Start of Dataset entries

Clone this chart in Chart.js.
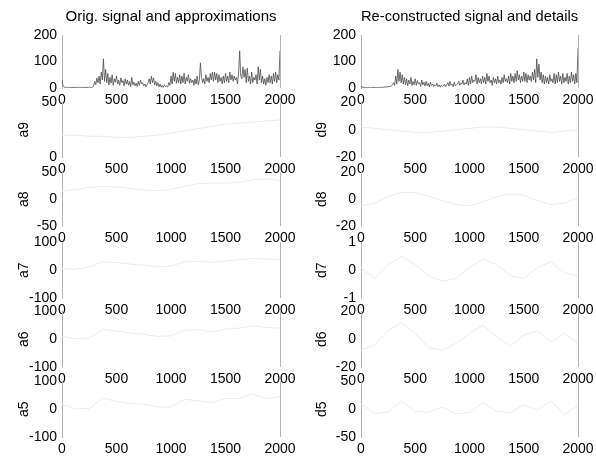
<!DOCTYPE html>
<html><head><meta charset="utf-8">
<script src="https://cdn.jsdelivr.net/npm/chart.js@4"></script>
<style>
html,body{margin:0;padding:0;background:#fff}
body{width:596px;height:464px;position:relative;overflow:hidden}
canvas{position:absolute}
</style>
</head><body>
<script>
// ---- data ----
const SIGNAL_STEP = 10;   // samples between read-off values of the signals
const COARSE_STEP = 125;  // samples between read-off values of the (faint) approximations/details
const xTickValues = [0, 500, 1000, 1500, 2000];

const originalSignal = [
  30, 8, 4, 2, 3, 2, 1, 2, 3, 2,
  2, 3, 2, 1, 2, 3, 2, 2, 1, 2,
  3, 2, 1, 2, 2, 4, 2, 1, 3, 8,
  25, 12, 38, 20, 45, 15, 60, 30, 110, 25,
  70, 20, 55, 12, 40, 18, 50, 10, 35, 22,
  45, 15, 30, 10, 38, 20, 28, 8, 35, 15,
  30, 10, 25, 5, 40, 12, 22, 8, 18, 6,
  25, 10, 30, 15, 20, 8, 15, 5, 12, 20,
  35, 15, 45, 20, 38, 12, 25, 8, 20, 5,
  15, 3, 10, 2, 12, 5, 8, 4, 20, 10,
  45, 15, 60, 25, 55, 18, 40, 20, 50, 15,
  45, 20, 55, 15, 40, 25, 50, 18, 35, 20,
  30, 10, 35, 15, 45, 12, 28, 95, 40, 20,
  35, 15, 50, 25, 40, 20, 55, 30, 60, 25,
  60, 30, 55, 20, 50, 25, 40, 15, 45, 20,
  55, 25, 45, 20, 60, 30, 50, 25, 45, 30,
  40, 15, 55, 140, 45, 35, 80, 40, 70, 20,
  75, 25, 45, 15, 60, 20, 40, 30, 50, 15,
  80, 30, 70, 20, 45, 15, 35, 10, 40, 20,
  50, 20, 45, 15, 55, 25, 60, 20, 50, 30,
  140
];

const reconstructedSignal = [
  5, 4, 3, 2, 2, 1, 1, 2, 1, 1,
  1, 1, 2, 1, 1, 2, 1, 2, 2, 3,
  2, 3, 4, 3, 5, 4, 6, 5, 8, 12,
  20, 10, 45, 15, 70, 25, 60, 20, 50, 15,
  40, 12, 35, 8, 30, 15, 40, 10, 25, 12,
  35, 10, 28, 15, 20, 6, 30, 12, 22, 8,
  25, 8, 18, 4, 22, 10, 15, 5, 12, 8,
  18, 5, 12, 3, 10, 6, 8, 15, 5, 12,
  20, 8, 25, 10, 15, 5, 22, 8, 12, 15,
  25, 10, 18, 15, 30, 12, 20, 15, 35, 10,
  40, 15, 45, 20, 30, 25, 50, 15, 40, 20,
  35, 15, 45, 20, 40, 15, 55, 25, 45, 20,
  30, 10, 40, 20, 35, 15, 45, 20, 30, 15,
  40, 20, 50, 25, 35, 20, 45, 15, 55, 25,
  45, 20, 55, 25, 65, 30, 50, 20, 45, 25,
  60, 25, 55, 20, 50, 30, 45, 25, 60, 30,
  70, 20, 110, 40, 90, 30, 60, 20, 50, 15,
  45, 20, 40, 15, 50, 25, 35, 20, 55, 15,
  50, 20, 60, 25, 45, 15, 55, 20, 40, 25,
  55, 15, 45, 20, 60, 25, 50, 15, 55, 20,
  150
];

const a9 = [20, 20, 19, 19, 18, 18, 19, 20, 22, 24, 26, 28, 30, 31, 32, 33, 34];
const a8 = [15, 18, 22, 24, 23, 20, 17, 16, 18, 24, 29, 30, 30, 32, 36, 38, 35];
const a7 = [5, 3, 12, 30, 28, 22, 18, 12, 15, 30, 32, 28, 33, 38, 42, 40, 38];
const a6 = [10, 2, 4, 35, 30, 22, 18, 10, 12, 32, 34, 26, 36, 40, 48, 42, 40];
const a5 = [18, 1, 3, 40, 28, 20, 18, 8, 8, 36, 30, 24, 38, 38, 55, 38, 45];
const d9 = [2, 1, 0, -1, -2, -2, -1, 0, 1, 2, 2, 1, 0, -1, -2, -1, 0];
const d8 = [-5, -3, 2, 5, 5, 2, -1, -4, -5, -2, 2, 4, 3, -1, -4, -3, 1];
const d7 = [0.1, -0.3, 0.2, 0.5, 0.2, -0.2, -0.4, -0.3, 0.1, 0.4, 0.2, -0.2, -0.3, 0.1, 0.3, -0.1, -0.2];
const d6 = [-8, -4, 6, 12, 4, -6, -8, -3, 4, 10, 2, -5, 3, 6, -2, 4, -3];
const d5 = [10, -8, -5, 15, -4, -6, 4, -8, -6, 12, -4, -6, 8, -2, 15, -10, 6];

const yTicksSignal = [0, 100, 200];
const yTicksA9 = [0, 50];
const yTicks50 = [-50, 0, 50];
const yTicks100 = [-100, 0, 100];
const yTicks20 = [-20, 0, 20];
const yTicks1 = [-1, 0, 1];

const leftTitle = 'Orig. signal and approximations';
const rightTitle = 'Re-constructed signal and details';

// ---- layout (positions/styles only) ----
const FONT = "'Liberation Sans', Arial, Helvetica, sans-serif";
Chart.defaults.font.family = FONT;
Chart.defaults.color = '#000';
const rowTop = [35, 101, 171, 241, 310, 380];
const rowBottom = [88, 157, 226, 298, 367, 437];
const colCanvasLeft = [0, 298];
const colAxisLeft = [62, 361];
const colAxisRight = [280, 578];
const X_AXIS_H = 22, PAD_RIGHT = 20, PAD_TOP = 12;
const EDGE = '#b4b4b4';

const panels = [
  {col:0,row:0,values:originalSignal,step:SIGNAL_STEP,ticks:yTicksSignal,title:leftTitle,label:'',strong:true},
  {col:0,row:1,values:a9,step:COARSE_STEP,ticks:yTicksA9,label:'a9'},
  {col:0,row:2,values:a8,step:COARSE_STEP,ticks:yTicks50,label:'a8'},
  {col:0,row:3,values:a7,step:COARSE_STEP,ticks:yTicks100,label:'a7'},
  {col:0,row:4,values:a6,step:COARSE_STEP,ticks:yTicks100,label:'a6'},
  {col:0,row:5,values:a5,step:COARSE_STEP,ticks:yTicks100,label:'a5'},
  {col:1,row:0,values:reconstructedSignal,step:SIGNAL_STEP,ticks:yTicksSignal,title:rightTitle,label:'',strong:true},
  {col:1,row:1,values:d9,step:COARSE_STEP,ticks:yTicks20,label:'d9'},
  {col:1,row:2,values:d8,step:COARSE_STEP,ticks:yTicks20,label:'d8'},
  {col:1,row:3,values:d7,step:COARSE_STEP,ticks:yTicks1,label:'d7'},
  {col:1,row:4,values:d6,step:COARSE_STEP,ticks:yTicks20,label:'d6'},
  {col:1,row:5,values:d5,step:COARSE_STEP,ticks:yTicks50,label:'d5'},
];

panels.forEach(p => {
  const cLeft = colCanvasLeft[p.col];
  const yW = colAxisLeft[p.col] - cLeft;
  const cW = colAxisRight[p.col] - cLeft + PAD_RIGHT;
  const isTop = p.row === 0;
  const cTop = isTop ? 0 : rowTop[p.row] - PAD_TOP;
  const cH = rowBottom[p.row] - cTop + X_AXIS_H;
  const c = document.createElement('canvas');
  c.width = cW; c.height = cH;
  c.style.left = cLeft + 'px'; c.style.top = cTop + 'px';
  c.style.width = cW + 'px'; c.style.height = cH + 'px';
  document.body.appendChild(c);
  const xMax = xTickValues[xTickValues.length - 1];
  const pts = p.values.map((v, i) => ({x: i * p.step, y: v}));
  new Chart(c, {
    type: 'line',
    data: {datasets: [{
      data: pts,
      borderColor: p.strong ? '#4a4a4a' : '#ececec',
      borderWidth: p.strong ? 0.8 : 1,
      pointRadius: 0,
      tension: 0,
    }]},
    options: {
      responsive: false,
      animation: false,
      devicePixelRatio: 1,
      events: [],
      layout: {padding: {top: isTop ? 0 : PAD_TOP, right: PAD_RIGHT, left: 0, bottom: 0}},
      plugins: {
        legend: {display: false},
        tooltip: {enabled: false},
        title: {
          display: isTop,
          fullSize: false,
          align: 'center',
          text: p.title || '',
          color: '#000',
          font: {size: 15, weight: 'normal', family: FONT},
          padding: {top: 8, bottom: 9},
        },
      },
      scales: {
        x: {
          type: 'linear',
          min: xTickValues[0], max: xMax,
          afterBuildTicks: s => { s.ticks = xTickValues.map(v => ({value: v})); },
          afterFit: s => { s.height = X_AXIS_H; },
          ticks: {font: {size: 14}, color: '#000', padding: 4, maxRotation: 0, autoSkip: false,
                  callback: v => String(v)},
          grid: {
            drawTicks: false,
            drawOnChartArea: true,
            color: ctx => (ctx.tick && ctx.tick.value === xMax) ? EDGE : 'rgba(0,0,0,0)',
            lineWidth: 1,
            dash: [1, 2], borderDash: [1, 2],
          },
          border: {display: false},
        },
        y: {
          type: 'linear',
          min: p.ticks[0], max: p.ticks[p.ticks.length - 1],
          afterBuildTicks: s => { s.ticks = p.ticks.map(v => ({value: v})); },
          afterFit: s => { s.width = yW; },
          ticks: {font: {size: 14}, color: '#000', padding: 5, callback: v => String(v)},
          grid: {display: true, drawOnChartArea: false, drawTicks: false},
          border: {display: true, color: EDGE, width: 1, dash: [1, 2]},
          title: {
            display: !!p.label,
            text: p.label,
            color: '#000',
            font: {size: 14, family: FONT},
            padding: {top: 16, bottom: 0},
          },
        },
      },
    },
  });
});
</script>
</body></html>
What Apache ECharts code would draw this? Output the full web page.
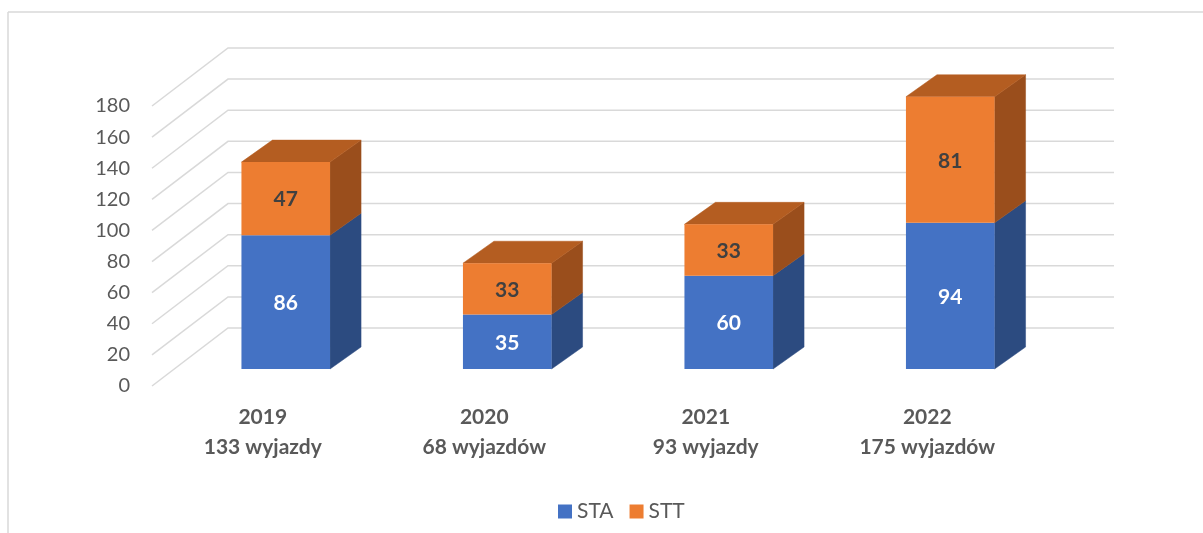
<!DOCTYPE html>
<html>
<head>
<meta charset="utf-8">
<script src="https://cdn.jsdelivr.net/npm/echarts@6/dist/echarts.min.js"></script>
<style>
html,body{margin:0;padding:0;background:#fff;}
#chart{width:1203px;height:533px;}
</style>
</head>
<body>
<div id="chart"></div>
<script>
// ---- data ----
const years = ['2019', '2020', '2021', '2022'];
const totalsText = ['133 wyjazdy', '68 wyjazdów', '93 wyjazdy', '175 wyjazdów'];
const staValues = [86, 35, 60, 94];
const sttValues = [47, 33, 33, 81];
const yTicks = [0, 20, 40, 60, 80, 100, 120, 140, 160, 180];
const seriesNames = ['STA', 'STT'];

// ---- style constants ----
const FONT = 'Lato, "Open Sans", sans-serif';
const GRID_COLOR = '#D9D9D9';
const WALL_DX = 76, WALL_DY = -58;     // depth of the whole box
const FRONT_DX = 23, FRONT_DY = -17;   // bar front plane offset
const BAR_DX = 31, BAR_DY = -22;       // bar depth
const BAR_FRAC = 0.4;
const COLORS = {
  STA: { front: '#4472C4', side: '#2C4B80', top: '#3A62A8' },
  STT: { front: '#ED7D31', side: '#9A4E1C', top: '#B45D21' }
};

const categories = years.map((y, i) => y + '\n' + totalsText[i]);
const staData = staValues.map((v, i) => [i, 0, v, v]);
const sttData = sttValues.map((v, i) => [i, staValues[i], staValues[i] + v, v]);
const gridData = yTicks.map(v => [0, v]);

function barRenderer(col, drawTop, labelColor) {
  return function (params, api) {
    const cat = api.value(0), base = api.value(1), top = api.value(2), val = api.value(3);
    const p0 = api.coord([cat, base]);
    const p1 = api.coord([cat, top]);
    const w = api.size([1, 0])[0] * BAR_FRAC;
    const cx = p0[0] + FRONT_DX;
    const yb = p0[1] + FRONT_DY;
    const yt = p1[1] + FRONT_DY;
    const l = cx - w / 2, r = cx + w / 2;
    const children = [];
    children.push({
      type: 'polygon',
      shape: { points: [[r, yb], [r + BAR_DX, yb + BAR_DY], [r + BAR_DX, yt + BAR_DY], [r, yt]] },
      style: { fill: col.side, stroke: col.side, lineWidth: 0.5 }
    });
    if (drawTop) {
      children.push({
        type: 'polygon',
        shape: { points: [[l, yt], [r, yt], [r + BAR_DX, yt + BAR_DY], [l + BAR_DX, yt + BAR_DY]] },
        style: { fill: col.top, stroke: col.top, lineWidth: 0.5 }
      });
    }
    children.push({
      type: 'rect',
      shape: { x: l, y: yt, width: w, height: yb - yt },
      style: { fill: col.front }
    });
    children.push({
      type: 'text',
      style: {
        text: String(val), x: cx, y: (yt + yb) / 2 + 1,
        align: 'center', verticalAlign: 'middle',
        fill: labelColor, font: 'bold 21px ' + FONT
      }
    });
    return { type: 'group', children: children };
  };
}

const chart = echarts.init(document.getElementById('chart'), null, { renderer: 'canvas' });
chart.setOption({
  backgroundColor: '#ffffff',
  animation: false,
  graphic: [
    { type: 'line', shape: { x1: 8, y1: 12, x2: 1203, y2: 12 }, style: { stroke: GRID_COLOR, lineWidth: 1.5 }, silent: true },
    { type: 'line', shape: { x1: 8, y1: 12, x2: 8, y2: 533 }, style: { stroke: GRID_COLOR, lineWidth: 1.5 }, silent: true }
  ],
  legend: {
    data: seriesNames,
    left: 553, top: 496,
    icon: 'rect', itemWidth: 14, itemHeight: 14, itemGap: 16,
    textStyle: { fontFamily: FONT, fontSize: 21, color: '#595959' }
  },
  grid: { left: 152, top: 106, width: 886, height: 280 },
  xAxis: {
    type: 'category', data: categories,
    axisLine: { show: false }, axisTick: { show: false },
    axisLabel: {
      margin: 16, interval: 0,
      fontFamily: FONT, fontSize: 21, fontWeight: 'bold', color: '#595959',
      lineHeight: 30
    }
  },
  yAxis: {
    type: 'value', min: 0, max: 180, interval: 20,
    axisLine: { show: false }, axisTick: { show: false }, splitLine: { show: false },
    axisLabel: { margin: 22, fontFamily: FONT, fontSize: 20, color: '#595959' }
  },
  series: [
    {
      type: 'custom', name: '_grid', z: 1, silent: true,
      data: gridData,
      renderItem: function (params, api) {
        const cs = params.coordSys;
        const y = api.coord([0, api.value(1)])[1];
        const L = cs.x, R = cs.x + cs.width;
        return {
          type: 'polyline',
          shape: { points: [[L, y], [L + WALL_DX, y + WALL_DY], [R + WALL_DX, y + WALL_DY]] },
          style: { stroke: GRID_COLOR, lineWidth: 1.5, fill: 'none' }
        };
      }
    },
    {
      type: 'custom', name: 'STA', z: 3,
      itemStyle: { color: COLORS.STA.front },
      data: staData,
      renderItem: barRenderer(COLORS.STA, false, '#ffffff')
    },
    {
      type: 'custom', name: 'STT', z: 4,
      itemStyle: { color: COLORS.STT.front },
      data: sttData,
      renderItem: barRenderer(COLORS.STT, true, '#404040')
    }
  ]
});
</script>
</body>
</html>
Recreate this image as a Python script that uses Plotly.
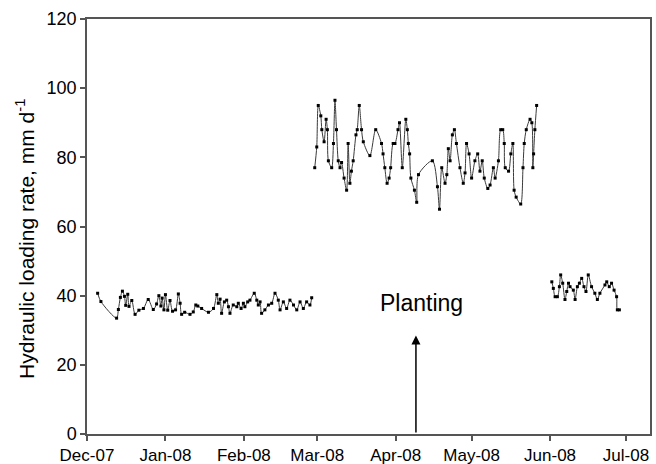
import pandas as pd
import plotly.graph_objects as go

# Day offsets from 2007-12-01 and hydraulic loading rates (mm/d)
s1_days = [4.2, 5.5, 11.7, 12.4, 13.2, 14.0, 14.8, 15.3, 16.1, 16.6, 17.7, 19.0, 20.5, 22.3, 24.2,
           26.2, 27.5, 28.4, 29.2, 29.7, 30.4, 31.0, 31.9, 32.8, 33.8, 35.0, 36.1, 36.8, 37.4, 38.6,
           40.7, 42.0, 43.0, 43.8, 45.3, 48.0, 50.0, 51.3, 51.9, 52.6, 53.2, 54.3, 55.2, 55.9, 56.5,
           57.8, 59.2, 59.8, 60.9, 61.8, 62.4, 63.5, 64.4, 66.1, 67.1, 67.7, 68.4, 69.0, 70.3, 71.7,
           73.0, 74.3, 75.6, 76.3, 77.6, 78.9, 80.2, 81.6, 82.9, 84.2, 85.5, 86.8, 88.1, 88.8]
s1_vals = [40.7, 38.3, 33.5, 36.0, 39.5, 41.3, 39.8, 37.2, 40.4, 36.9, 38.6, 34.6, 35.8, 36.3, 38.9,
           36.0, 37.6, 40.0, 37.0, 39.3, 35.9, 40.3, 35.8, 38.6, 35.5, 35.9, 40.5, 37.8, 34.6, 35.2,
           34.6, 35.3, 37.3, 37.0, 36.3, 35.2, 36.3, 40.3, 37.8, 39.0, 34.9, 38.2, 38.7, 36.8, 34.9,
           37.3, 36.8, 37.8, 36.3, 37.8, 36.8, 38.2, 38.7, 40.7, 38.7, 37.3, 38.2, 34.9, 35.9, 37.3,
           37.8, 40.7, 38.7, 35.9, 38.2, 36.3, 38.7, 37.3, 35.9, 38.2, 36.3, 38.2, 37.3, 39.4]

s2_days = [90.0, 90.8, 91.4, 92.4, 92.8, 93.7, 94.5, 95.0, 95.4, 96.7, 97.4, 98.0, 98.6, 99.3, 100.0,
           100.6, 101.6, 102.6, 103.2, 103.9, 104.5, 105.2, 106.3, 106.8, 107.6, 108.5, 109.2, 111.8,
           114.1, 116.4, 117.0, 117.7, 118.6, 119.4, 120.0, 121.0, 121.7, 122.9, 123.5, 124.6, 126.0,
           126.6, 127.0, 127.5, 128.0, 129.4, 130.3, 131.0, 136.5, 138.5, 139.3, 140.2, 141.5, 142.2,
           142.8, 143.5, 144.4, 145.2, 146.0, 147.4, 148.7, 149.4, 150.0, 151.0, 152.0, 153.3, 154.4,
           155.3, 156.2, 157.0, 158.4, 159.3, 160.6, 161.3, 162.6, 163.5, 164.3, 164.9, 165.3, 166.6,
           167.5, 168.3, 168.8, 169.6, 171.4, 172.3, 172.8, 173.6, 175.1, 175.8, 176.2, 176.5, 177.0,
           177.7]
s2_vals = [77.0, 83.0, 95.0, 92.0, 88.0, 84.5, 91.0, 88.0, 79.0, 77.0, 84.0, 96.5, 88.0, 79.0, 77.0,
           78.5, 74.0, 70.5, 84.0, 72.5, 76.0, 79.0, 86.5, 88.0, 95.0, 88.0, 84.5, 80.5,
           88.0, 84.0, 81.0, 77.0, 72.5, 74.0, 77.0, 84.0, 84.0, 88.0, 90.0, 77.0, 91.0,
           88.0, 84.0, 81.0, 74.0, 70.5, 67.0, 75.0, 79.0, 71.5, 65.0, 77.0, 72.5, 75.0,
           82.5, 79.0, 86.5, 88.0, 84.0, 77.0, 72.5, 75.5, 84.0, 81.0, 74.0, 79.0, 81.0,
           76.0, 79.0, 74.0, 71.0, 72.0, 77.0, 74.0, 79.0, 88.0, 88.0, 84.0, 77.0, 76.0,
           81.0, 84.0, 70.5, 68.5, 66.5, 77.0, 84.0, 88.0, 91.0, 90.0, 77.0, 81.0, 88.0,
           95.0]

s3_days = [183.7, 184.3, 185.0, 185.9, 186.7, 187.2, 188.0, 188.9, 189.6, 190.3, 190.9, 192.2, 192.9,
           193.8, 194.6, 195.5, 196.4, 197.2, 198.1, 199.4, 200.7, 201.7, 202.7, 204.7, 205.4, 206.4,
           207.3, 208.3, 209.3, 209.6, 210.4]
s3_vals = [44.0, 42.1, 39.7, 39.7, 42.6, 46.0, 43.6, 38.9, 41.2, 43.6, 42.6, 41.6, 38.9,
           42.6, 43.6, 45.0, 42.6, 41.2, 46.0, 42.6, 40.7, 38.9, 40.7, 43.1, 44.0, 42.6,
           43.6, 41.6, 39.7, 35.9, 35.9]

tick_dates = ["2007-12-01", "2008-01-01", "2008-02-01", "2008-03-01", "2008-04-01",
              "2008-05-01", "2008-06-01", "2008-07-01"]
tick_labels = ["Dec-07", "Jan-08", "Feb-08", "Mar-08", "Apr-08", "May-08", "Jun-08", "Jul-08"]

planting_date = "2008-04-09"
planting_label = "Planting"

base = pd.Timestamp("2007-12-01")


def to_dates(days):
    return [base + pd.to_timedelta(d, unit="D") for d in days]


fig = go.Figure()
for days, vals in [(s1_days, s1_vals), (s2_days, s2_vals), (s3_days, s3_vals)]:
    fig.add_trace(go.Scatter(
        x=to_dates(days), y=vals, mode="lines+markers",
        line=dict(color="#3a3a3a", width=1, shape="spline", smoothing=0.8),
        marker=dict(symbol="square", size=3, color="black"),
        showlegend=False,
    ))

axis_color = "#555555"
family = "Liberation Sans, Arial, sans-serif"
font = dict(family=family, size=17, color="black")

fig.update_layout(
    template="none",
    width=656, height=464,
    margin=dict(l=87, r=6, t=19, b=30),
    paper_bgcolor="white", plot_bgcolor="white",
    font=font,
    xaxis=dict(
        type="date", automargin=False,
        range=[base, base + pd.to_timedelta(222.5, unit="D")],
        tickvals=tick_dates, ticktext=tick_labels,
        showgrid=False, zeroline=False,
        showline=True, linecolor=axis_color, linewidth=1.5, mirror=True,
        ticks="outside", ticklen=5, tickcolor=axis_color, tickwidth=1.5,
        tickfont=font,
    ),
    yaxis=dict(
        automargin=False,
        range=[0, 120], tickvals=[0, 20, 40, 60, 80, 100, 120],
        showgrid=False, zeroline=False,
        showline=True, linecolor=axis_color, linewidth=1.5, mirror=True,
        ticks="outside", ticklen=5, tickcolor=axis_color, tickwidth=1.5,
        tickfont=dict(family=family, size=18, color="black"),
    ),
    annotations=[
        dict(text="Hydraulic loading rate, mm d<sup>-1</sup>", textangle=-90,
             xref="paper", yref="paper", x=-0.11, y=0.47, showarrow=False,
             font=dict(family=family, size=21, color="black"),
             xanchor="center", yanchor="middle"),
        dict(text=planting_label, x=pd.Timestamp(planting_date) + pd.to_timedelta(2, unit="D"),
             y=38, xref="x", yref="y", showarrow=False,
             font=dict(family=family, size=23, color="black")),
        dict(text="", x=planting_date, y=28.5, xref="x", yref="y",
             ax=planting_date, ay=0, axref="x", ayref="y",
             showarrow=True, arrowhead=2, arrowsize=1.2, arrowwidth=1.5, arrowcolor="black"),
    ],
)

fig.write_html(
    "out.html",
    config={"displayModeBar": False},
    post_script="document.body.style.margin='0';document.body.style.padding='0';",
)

End of Dataset entries

[Exercise objective]
Repeat, with no pictures, exactly the lines from the one containing "Recreate this image" through the one containing "import plotly.graph_objects as go", the first and last included.

[Task output]
Recreate this image as a Python script that uses Plotly.
import pandas as pd
import plotly.graph_objects as go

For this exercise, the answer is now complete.